To do :: Would it be possible to write out each entry below exactly, without the pictures?

Raw data ::

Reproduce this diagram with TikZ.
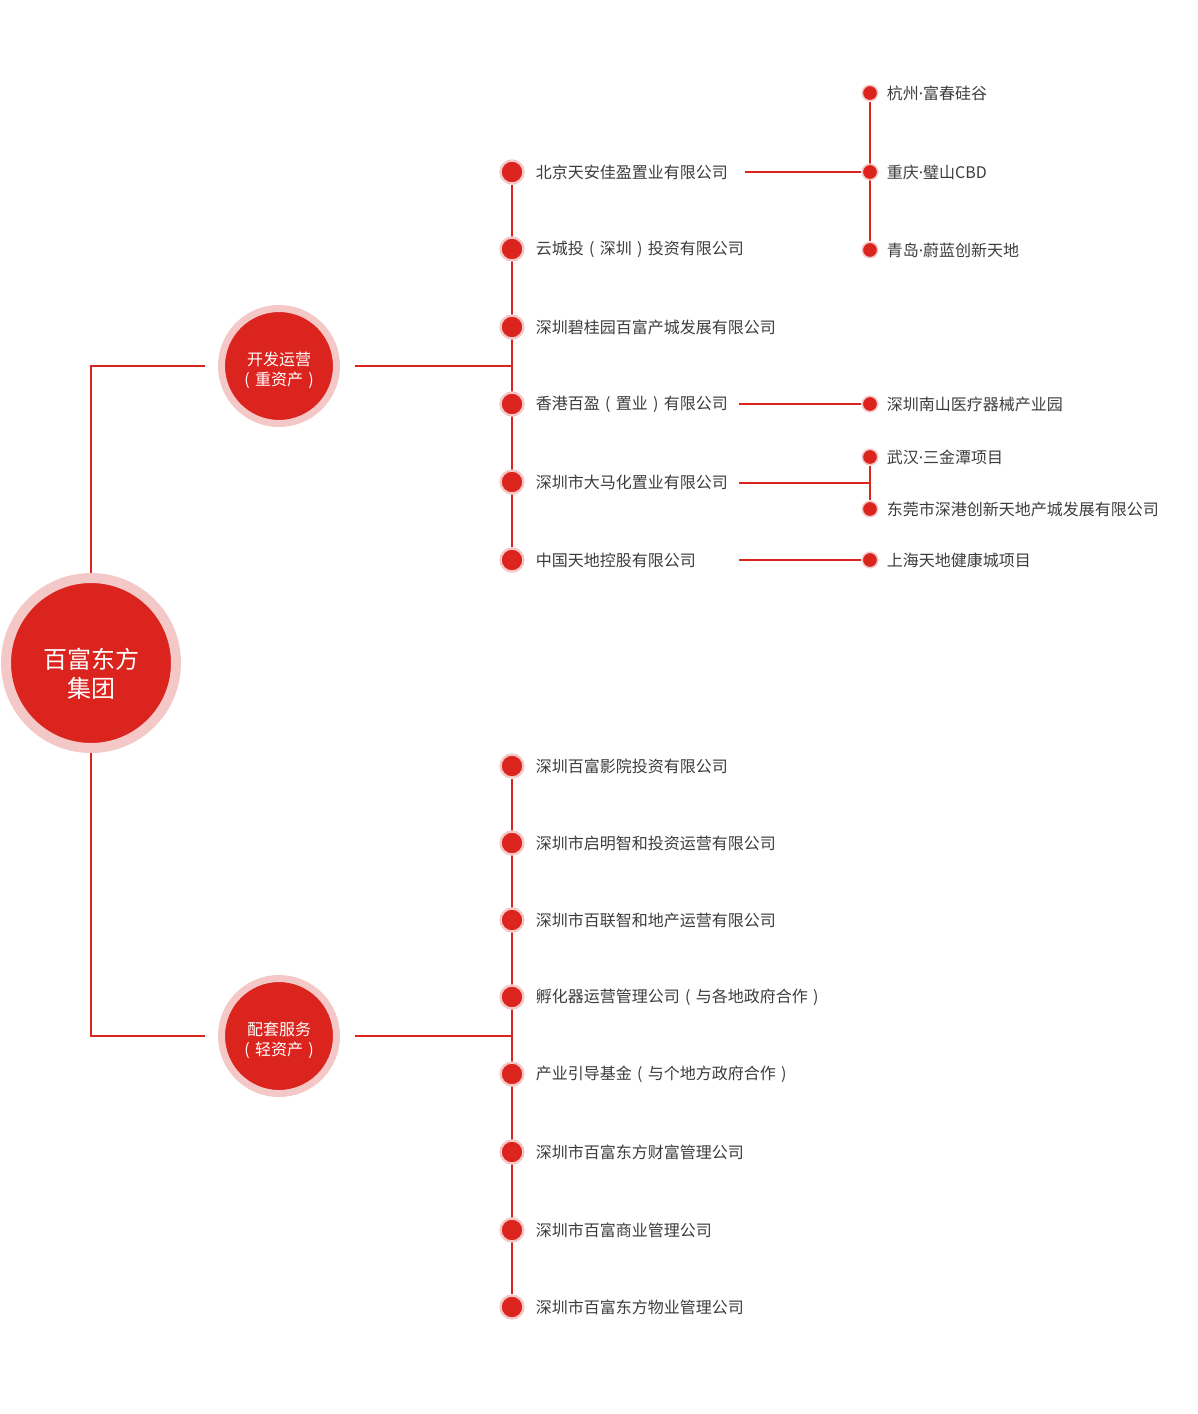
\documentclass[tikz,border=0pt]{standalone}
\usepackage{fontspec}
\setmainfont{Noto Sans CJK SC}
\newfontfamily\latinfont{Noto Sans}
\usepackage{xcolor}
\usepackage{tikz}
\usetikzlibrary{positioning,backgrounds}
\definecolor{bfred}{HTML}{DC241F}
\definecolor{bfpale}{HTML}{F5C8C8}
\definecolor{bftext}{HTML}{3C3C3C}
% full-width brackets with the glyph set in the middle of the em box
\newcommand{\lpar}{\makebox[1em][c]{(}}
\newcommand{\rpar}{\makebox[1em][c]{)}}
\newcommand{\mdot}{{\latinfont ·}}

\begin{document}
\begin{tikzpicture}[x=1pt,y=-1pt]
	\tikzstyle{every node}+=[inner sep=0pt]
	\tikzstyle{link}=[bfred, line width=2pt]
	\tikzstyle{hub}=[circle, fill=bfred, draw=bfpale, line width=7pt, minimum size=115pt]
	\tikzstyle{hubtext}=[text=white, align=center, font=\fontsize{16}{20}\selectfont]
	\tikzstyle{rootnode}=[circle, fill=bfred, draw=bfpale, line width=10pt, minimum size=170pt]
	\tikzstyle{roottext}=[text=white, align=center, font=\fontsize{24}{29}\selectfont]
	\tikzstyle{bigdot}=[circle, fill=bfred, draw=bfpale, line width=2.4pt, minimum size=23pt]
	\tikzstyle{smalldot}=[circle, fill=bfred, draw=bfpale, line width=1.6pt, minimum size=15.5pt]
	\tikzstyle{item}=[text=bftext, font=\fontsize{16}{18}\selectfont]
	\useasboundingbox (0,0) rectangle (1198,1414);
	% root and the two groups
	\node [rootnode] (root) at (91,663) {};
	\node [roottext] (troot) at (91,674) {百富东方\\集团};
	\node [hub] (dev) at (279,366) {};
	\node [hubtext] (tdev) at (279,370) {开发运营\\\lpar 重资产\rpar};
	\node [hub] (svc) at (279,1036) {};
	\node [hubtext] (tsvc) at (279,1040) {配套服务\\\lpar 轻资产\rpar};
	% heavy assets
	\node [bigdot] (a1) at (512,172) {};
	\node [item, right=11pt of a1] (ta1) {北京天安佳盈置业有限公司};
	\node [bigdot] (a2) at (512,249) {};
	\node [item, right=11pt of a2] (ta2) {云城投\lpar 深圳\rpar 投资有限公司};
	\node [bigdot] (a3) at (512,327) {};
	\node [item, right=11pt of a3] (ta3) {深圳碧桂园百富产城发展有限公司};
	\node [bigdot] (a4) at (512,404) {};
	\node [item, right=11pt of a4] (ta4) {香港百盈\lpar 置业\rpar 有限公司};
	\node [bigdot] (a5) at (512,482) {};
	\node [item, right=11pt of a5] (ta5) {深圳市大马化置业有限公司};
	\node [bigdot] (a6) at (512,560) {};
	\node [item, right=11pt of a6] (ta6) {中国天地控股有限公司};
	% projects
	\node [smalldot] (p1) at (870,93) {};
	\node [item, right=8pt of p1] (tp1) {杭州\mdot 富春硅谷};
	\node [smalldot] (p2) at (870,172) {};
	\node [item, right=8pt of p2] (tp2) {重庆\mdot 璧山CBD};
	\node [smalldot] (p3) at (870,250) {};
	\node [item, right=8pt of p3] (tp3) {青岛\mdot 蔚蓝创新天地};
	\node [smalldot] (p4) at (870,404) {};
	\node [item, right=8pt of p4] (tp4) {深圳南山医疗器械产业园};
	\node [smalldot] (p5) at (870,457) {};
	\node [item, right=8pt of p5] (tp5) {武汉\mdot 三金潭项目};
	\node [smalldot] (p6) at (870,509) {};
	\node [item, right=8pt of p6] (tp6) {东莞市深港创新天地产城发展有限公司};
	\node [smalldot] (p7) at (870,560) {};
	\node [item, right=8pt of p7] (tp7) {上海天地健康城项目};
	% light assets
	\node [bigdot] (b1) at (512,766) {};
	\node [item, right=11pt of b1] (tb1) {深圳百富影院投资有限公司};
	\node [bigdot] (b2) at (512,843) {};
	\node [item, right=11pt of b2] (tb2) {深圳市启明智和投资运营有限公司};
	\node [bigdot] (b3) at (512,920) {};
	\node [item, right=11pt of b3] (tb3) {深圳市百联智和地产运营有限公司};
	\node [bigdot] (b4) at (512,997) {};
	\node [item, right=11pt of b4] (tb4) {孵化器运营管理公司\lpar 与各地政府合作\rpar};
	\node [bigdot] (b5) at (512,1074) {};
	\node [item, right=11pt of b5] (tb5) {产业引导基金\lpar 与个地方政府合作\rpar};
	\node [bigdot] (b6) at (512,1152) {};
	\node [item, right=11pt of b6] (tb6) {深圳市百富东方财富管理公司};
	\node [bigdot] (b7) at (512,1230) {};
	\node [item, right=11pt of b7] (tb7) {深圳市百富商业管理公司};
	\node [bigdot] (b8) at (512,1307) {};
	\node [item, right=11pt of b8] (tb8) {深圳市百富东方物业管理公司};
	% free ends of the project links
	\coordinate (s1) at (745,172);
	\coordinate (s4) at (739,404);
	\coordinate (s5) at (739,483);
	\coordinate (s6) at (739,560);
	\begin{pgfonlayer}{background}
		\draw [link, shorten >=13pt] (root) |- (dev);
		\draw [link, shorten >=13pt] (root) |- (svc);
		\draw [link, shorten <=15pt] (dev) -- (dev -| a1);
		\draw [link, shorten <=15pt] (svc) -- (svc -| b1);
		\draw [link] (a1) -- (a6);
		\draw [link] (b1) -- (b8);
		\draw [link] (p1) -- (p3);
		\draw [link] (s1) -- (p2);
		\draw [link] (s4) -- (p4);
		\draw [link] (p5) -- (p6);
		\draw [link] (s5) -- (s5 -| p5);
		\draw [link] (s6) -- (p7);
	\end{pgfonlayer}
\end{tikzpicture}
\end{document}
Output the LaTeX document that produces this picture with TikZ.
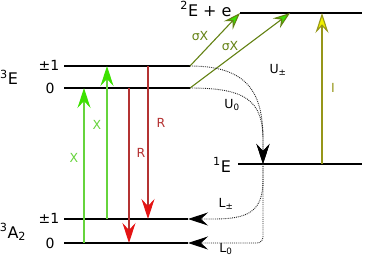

Worked answer ::
Reproduce this diagram with TikZ.
\documentclass[tikz,border=0pt]{standalone}
\usepackage{fontspec}
\setmainfont{Noto Sans CJK SC}
\newfontfamily\latinfont{Noto Sans}
\usepackage{xcolor}
\usepackage{tikz}
\usetikzlibrary{positioning,backgrounds}
\definecolor{bfred}{HTML}{DC241F}
\definecolor{bfpale}{HTML}{F5C8C8}
\definecolor{bftext}{HTML}{3C3C3C}
% full-width brackets with the glyph set in the middle of the em box
\newcommand{\lpar}{\makebox[1em][c]{(}}
\newcommand{\rpar}{\makebox[1em][c]{)}}
\newcommand{\mdot}{{\latinfont ·}}

\begin{document}
\begin{tikzpicture}[x=1pt,y=-1pt]
	\tikzstyle{every node}+=[inner sep=0pt]
	\tikzstyle{link}=[bfred, line width=2pt]
	\tikzstyle{hub}=[circle, fill=bfred, draw=bfpale, line width=7pt, minimum size=115pt]
	\tikzstyle{hubtext}=[text=white, align=center, font=\fontsize{16}{20}\selectfont]
	\tikzstyle{rootnode}=[circle, fill=bfred, draw=bfpale, line width=10pt, minimum size=170pt]
	\tikzstyle{roottext}=[text=white, align=center, font=\fontsize{24}{29}\selectfont]
	\tikzstyle{bigdot}=[circle, fill=bfred, draw=bfpale, line width=2.4pt, minimum size=23pt]
	\tikzstyle{smalldot}=[circle, fill=bfred, draw=bfpale, line width=1.6pt, minimum size=15.5pt]
	\tikzstyle{item}=[text=bftext, font=\fontsize{16}{18}\selectfont]
	\useasboundingbox (0,0) rectangle (1198,1414);
	% root and the two groups
	\node [rootnode] (root) at (91,663) {};
	\node [roottext] (troot) at (91,674) {百富东方\\集团};
	\node [hub] (dev) at (279,366) {};
	\node [hubtext] (tdev) at (279,370) {开发运营\\\lpar 重资产\rpar};
	\node [hub] (svc) at (279,1036) {};
	\node [hubtext] (tsvc) at (279,1040) {配套服务\\\lpar 轻资产\rpar};
	% heavy assets
	\node [bigdot] (a1) at (512,172) {};
	\node [item, right=11pt of a1] (ta1) {北京天安佳盈置业有限公司};
	\node [bigdot] (a2) at (512,249) {};
	\node [item, right=11pt of a2] (ta2) {云城投\lpar 深圳\rpar 投资有限公司};
	\node [bigdot] (a3) at (512,327) {};
	\node [item, right=11pt of a3] (ta3) {深圳碧桂园百富产城发展有限公司};
	\node [bigdot] (a4) at (512,404) {};
	\node [item, right=11pt of a4] (ta4) {香港百盈\lpar 置业\rpar 有限公司};
	\node [bigdot] (a5) at (512,482) {};
	\node [item, right=11pt of a5] (ta5) {深圳市大马化置业有限公司};
	\node [bigdot] (a6) at (512,560) {};
	\node [item, right=11pt of a6] (ta6) {中国天地控股有限公司};
	% projects
	\node [smalldot] (p1) at (870,93) {};
	\node [item, right=8pt of p1] (tp1) {杭州\mdot 富春硅谷};
	\node [smalldot] (p2) at (870,172) {};
	\node [item, right=8pt of p2] (tp2) {重庆\mdot 璧山CBD};
	\node [smalldot] (p3) at (870,250) {};
	\node [item, right=8pt of p3] (tp3) {青岛\mdot 蔚蓝创新天地};
	\node [smalldot] (p4) at (870,404) {};
	\node [item, right=8pt of p4] (tp4) {深圳南山医疗器械产业园};
	\node [smalldot] (p5) at (870,457) {};
	\node [item, right=8pt of p5] (tp5) {武汉\mdot 三金潭项目};
	\node [smalldot] (p6) at (870,509) {};
	\node [item, right=8pt of p6] (tp6) {东莞市深港创新天地产城发展有限公司};
	\node [smalldot] (p7) at (870,560) {};
	\node [item, right=8pt of p7] (tp7) {上海天地健康城项目};
	% light assets
	\node [bigdot] (b1) at (512,766) {};
	\node [item, right=11pt of b1] (tb1) {深圳百富影院投资有限公司};
	\node [bigdot] (b2) at (512,843) {};
	\node [item, right=11pt of b2] (tb2) {深圳市启明智和投资运营有限公司};
	\node [bigdot] (b3) at (512,920) {};
	\node [item, right=11pt of b3] (tb3) {深圳市百联智和地产运营有限公司};
	\node [bigdot] (b4) at (512,997) {};
	\node [item, right=11pt of b4] (tb4) {孵化器运营管理公司\lpar 与各地政府合作\rpar};
	\node [bigdot] (b5) at (512,1074) {};
	\node [item, right=11pt of b5] (tb5) {产业引导基金\lpar 与个地方政府合作\rpar};
	\node [bigdot] (b6) at (512,1152) {};
	\node [item, right=11pt of b6] (tb6) {深圳市百富东方财富管理公司};
	\node [bigdot] (b7) at (512,1230) {};
	\node [item, right=11pt of b7] (tb7) {深圳市百富商业管理公司};
	\node [bigdot] (b8) at (512,1307) {};
	\node [item, right=11pt of b8] (tb8) {深圳市百富东方物业管理公司};
	% free ends of the project links
	\coordinate (s1) at (745,172);
	\coordinate (s4) at (739,404);
	\coordinate (s5) at (739,483);
	\coordinate (s6) at (739,560);
	\begin{pgfonlayer}{background}
		\draw [link, shorten >=13pt] (root) |- (dev);
		\draw [link, shorten >=13pt] (root) |- (svc);
		\draw [link, shorten <=15pt] (dev) -- (dev -| a1);
		\draw [link, shorten <=15pt] (svc) -- (svc -| b1);
		\draw [link] (a1) -- (a6);
		\draw [link] (b1) -- (b8);
		\draw [link] (p1) -- (p3);
		\draw [link] (s1) -- (p2);
		\draw [link] (s4) -- (p4);
		\draw [link] (p5) -- (p6);
		\draw [link] (s5) -- (s5 -| p5);
		\draw [link] (s6) -- (p7);
	\end{pgfonlayer}
\end{tikzpicture}
\end{document}
Output the LaTeX document that produces this picture with TikZ.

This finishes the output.